O que eu achei de O peso do pássaro morto

A jovem autora paulista Aline Bei conseguiu transmitir com tanta singeleza e intensidade o que acontece na vida da protagonista dos 8 aos 52 anos que sem perceber somos como ela: alguém sem nome, um resumo de experiências dolorosas que vive e sobrevive a cada dia. Sincero, honesto e cruel.

É tanto que só no fim da leitura me dei conta de que ela realmente não tem o nome citado, o que aconteceu em sua vida, especialmente aos 17 anos anos, a transformou do “quem eu sou” para o “o que aconteceu comigo”.

Sonhos deram lugar à traumas, uma vida deu lugar às consequências desastrosas da violência, do desrespeito, do silêncio e da vergonha. E no fim, fica a pergunta que vem na orelha do livro: Quantas perdas cabem na vida de uma mulher?

A narração em primeira pessoa em prosa poética e a diagramação das frases na página nos transportam para o vazio deixado pelas consequências trágicas que acompanharam a protagonista desde os seus oito anos. O  modo como ela lida com a maternidade é tocante e pode ser um farol para mulheres que passaram pelo mesmo que ela.No fim, ela não teve culpa. Mas também não teve apoio.

O romance é o primeiro da Aline (olha, tá de parabéns!) e ela é um dos grandes nomes femininos da literatura brasileira moderna. Não foi para menos que O peso do pássaro morto foi finalista do Prêmio São Paulo de Literatura 2018 na categoria estreantes com menos de 40 anos.

Leia um trecho de “O peso do pássaro morto”:

“Na escola

em casa

na cozinha

perguntei pra minha mãe:

– o que é morrer?

ela estava fritando bife pro almoço.

– o bife

é morrer, porque morrer é não poder mais escolher o que farão com a sua carne.
quando estamos vivos, muitas vezes também não escolhemos, mas tentamos.

almoçamos a morte e foi calado.

Foi uma leitura super rápida, levei dois dias. Sem dúvida, tudo funciona nesse livro. O texto que mistura melancolia e resiliência, até o modo como a história é contada reflete a questão da morte, uma mistura de beleza e violência, poesia e soco no estômago.

Ainda mais que as interpretações subliminares que enchem a historia de uma riqueza única (exemplo: o pai do filho da protagonista se chama Pedro, que significa pedra, mais um peso que ela carrega, e seu filho brinca com os amigos de matar passarinhos, reforçando o título “O peso do pássaro morto”).

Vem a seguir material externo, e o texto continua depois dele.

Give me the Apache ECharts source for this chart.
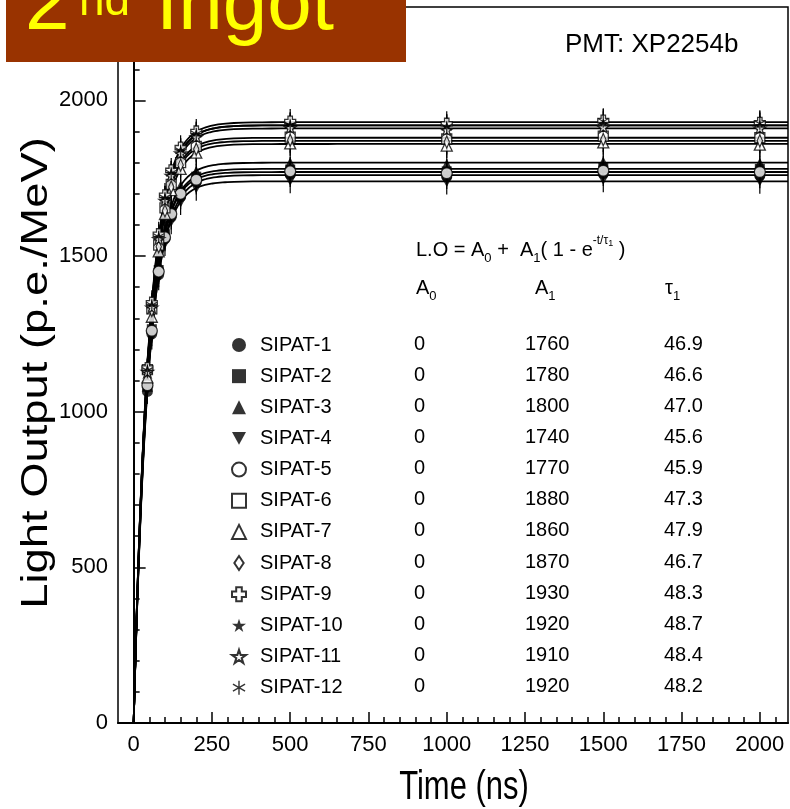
<!DOCTYPE html>
<html><head><meta charset="utf-8">
<script src="https://cdn.jsdelivr.net/npm/echarts@6/dist/echarts.min.js"></script>
<style>html,body{margin:0;padding:0;background:#fff}#c{width:790px;height:809px}</style>
</head><body><div id="c"></div><script>
// ---------- data ----------
const seriesNames = ['SIPAT-1','SIPAT-2','SIPAT-3','SIPAT-4','SIPAT-5','SIPAT-6','SIPAT-7','SIPAT-8','SIPAT-9','SIPAT-10','SIPAT-11','SIPAT-12'];
const a0Values  = [0,0,0,0,0,0,0,0,0,0,0,0];
const a1Values  = [1760,1780,1800,1740,1770,1880,1860,1870,1930,1920,1910,1920];
const tauLabels = ['46.9','46.6','47.0','45.6','45.9','47.3','47.9','46.7','48.3','48.7','48.4','48.2'];
const measTimes = [44,58,80,100,120,150,200,500,1000,1500,2000];
const sipat1  = [1065,1250,1440,1555,1625,1690,1738,1762,1755,1765,1758];
const sipat2  = [1080,1265,1455,1570,1640,1705,1755,1778,1772,1783,1780];
const sipat3  = [1095,1275,1475,1585,1660,1725,1772,1800,1795,1802,1798];
const sipat4  = [1070,1240,1430,1540,1610,1672,1718,1742,1738,1745,1740];
const sipat5  = [1085,1260,1450,1560,1635,1700,1745,1772,1766,1774,1770];
const sipat6  = [1135,1330,1535,1655,1730,1800,1852,1882,1876,1885,1880];
const sipat7  = [1110,1305,1515,1635,1712,1780,1832,1862,1855,1865,1858];
const sipat8  = [1130,1325,1530,1645,1722,1792,1843,1872,1866,1874,1870];
const sipat9  = [1140,1350,1570,1695,1775,1848,1900,1932,1925,1935,1928];
const sipat10 = [1130,1340,1560,1685,1765,1838,1890,1922,1916,1925,1920];
const sipat11 = [1128,1335,1555,1678,1758,1830,1882,1912,1905,1914,1910];
const sipat12 = [1132,1342,1562,1686,1766,1838,1892,1920,1914,1932,1925];
const errBars = [40,40,40,40,40,40,40,40,40,40,40];
const xTickValues = [0,250,500,750,1000,1250,1500,1750,2000];
const yTickValues = [0,500,1000,1500,2000];
const xMinorValues = [50,100,150,200,300,350,400,450,550,600,650,700,800,850,900,950,1050,1100,1150,1200,1300,1350,1400,1450,1550,1600,1650,1700,1800,1850,1900,1950,2050];
const yMinorValues = [100,200,300,400,600,700,800,900,1100,1200,1300,1400,1600,1700,1800,1900,2100,2200];
const allSeries = [sipat1,sipat2,sipat3,sipat4,sipat5,sipat6,sipat7,sipat8,sipat9,sipat10,sipat11,sipat12];
const tauValues = tauLabels.map(Number);

// ---------- styling ----------
const STAR = 'path://M10,0 L12.245,6.91 L19.51,6.91 L13.63,11.18 L15.88,18.09 L10,13.82 L4.12,18.09 L6.37,11.18 L0.49,6.91 L7.755,6.91 Z';
const PLUS = 'path://M3,0 L7,0 L7,3 L10,3 L10,7 L7,7 L7,10 L3,10 L3,7 L0,7 L0,3 L3,3 Z';
const DIAM = 'path://M4,0 L8,6 L4,12 L0,6 Z';
const TDOWN = 'path://M0,0 L12,0 L6,11 Z';
const AST  = 'path://M9,0 L11,0 L11,20 L9,20 Z M18.16,4.13 L19.16,5.87 L1.84,15.87 L0.84,14.13 Z M1.84,4.13 L19.16,14.13 L18.16,15.87 L0.84,5.87 Z';
const symDefs = [
  {s:'circle', size:11, fill:true},
  {s:'rect', size:10, fill:true},
  {s:'triangle', size:11, fill:true},
  {s:TDOWN, size:11, fill:true},
  {s:'circle', size:11, fill:false},
  {s:'rect', size:10, fill:false},
  {s:'triangle', size:11, fill:false},
  {s:DIAM, size:[8,12], fill:false},
  {s:PLUS, size:11, fill:false},
  {s:STAR, size:11, fill:true},
  {s:STAR, size:12, fill:false},
  {s:AST, size:12, fill:true}
];
const FONT = '"Liberation Sans", Arial, sans-serif';

const fitTimes = [];
for (let t = 0; t <= 300; t += 2) fitTimes.push(t);
for (let t = 320; t <= 2090; t += 30) fitTimes.push(t);
fitTimes.push(2090);

const series = [];
seriesNames.forEach((n, i) => {
  series.push({
    type:'line', name:'fit'+i, silent:true, symbol:'none', z:2,
    lineStyle:{color:'#000', width:1.8},
    data: fitTimes.map(t => [t, a0Values[i] + a1Values[i]*(1-Math.exp(-t/tauValues[i]))])
  });
});
const errData = [];
allSeries.forEach(arr => arr.forEach((v, j) => errData.push([measTimes[j], v, errBars[j]])));
series.push({
  type:'custom', silent:true, z:3, encode:{x:0,y:1},
  renderItem:(params, api) => {
    const x = api.value(0), y = api.value(1), e = api.value(2);
    const p1 = api.coord([x, y-e]), p2 = api.coord([x, y+e]);
    return {type:'line', shape:{x1:p1[0],y1:p1[1],x2:p2[0],y2:p2[1]}, style:{stroke:'#000', lineWidth:1.2}};
  },
  data: errData
});
seriesNames.forEach((n, i) => {
  const d = symDefs[i];
  series.push({
    type:'scatter', name:n, z:4, symbol:d.s, symbolSize:d.size, symbolKeepAspect:true,
    itemStyle: d.fill ? {color:'#000'} : {color:'#fff', borderColor:'#000', borderWidth:1.3},
    data: allSeries[i].map((v, j) => [measTimes[j], v])
  });
});

// ---------- table text ----------
const rowY0 = 344, rowStep = 31.15;
const graphics = [];
seriesNames.forEach((n, i) => {
  const y = rowY0 + i*rowStep;
  graphics.push({type:'text', x:414, y:y, z:50, style:{text:String(a0Values[i]), font:'20px '+FONT, fill:'#000', verticalAlign:'middle'}});
  graphics.push({type:'text', x:525, y:y, z:50, style:{text:String(a1Values[i]), font:'20px '+FONT, fill:'#000', verticalAlign:'middle'}});
  graphics.push({type:'text', x:664, y:y, z:50, style:{text:tauLabels[i], font:'20px '+FONT, fill:'#000', verticalAlign:'middle'}});
});
const richBase = {
  t:{fontSize:20, fontFamily:FONT, lineHeight:20, verticalAlign:'middle', fill:'#000'},
  sub:{fontSize:13, fontFamily:FONT, lineHeight:30, verticalAlign:'bottom', fill:'#000'}
};
graphics.push({type:'text', x:416, y:288, z:50, style:{text:'{t|A}{sub|0}', rich:richBase, verticalAlign:'middle'}});
graphics.push({type:'text', x:535, y:288, z:50, style:{text:'{t|A}{sub|1}', rich:richBase, verticalAlign:'middle'}});
graphics.push({type:'text', x:665, y:288, z:50, style:{text:'{t|τ}{sub|1}', rich:richBase, verticalAlign:'middle'}});
graphics.push({type:'text', x:416, y:250, z:50, style:{
  text:'{t|L.O = A}{sub|0}{t| +  A}{sub|1}{t|( 1 - e}{sup|-t/τ}{ss|1}{t| )}',
  verticalAlign:'middle',
  rich:{
    t:{fontSize:20, fontFamily:FONT, lineHeight:20, verticalAlign:'middle', fill:'#000'},
    sub:{fontSize:13, fontFamily:FONT, lineHeight:30, verticalAlign:'bottom', fill:'#000'},
    sup:{fontSize:12, fontFamily:FONT, lineHeight:30, verticalAlign:'top', fill:'#000'},
    ss:{fontSize:9, fontFamily:FONT, lineHeight:24, verticalAlign:'top', padding:[4,0,0,0], fill:'#000'}
  }
}});
graphics.push({type:'text', x:565, y:45, z:50, style:{text:'PMT: XP2254b', font:'26px '+FONT, fill:'#000', verticalAlign:'middle'}});
// axis titles
graphics.push({type:'text', x:464, y:788, scaleY:1.33, z:50, style:{text:'Time (ns)', font:'31px '+FONT, fill:'#000', align:'center', verticalAlign:'middle'}});
graphics.push({type:'text', x:37, y:373, rotation:Math.PI/2, scaleX:1.26, z:50, style:{text:'Light Output (p.e./MeV)', font:'36px '+FONT, fill:'#000', align:'center', verticalAlign:'middle'}});
// banner
graphics.push({type:'rect', z:90, shape:{x:6, y:0, width:400, height:62}, style:{fill:'#993300'}});
graphics.push({type:'text', x:25, y:7, z:91, style:{text:'2', font:'80px '+FONT, fill:'#ffff00', verticalAlign:'middle'}});
graphics.push({type:'text', x:79, y:2, z:91, style:{text:'nd', font:'46px '+FONT, fill:'#ffff00', verticalAlign:'middle'}});
graphics.push({type:'text', x:156, y:7, z:91, style:{text:'Ingot', font:'80px '+FONT, fill:'#ffff00', verticalAlign:'middle'}});

const chart = echarts.init(document.getElementById('c'), null, {renderer:'canvas'});
chart.setOption({
  animation:false,
  backgroundColor:'#fff',
  grid:{left:118, right:2, top:7, bottom:86, show:true, borderColor:'#000', borderWidth:1.5, backgroundColor:'transparent'},
  xAxis:[
    {type:'value', min:-50, max:2090, splitLine:{show:false},
     axisLine:{lineStyle:{color:'#000', width:2}},
     axisTick:{inside:true, length:11, lineStyle:{color:'#000', width:1.5}, customValues:xTickValues},
     axisLabel:{customValues:xTickValues, formatter:v => String(v), color:'#000', fontSize:22, fontFamily:FONT, margin:11}},
    {type:'value', min:-50, max:2090, position:'bottom', splitLine:{show:false},
     axisLine:{show:false},
     axisTick:{inside:true, length:6, lineStyle:{color:'#000', width:1.5}, customValues:xMinorValues},
     axisLabel:{show:false}}
  ],
  yAxis:[
    {type:'value', min:0, max:2300, splitLine:{show:false},
     axisLine:{show:true, lineStyle:{color:'#000', width:2}},
     axisTick:{show:true, inside:true, length:12, lineStyle:{color:'#000', width:1.5}, customValues:yTickValues},
     axisLabel:{customValues:yTickValues, formatter:v => String(v), color:'#000', fontSize:22, fontFamily:FONT, margin:10}},
    {type:'value', min:0, max:2300, position:'left', splitLine:{show:false},
     axisLine:{show:false},
     axisTick:{show:true, inside:true, length:6, lineStyle:{color:'#000', width:1.5}, customValues:yMinorValues},
     axisLabel:{show:false}}
  ],
  legend:{
    data:seriesNames, orient:'vertical', left:226, top:330, itemWidth:14, itemHeight:14, itemGap:11.15,
    selectedMode:false, symbolKeepAspect:true,
    formatter: name => '{g|}{n|' + name + '}',
    textStyle:{color:'#000', fontSize:20, fontFamily:FONT, rich:{g:{width:9, lineHeight:20}, n:{fontSize:20, fontFamily:FONT, lineHeight:20, color:'#000'}}}
  },
  graphic:graphics,
  series:series
});
</script></body></html>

Em conclusão, O peso do pássaro morto é uma pérola da literatura brasileira que vale a pena ser lido. Talvez não seja uma leitura muito interessante para o público adolescente, mas recomendo para os pais, para que eles encontrem meios de conversar sobre assuntos densos, porém extremamente necessários, com os filhos e, principalmente, as filhas.

 

6 Respostas para “[Resenha] O peso do pássaro morto | Aline Bei

  1. Gostei demais da resenha! O livro é mesmo sensacional =) Eu diria, no entanto, que (nós) adolescentes também precisamos e gostamos de livros como esse… Ando vendo muitos deles que não tinham o costume de ler começarem a desenvolver costume por causa desse 😁!!!